The third section focuses on how the various elements of sustainable development can be integrated, and includes an ethical dimension. ‘There are environmentalists who are not for sustainable development because they believe that it leads to the watering-down of environmental laws,” Tladi says.
He offers the example of a community living next to a forest, and maintaining that they need to cut the forest down to survive. ‘We should be able to say that they should not cut it down because that would be to everybody’s detriment. But we should be able to offer them the benefits they would have enjoyed. In other words, we should place environmental burdens on those states that are able to bear them,” says Tladi.
The fourth and final section encompasses the relationship between human rights, sustainable development and international law. Tladi says Unisa is considering a fifth section to cover international economic law and international trade law.

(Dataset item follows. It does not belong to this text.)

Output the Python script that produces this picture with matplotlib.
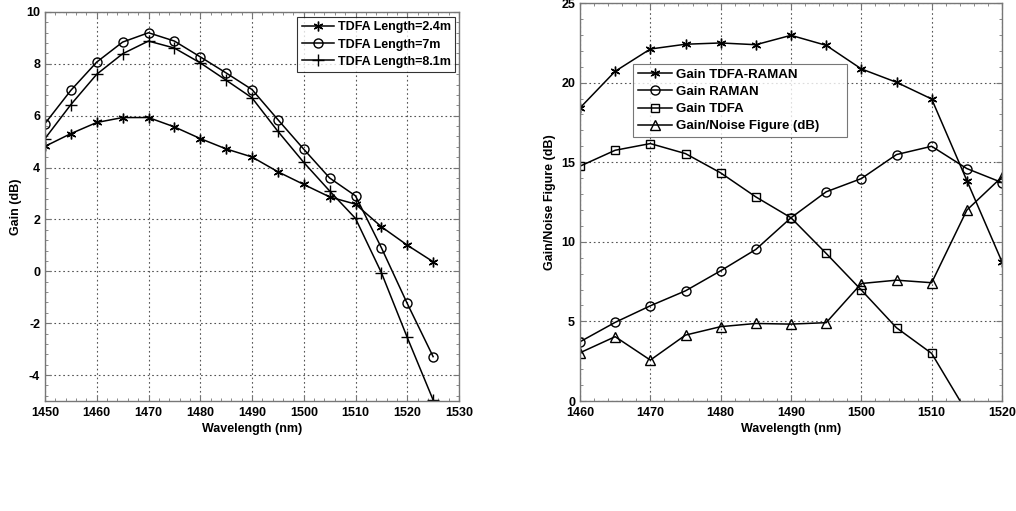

The course is aimed at policymakers in the public sector and within companies that are willing to show their commitment to sustainable development.
He adds that the international nature of the course and of sustainable development presents graduates with opportunities in foreign affairs departments and United Nations bodies.
‘I would be happy if we [enrolled] people who make policy — and if we had three people from government.” In addition: ‘The mining companies are always engaged in sustainable development issues and banks are the institutions providing loans to people involved in environmental practices.
‘On the whole, where there are decisions on economic, development and environmental activity, there will always be a need for qualified people.”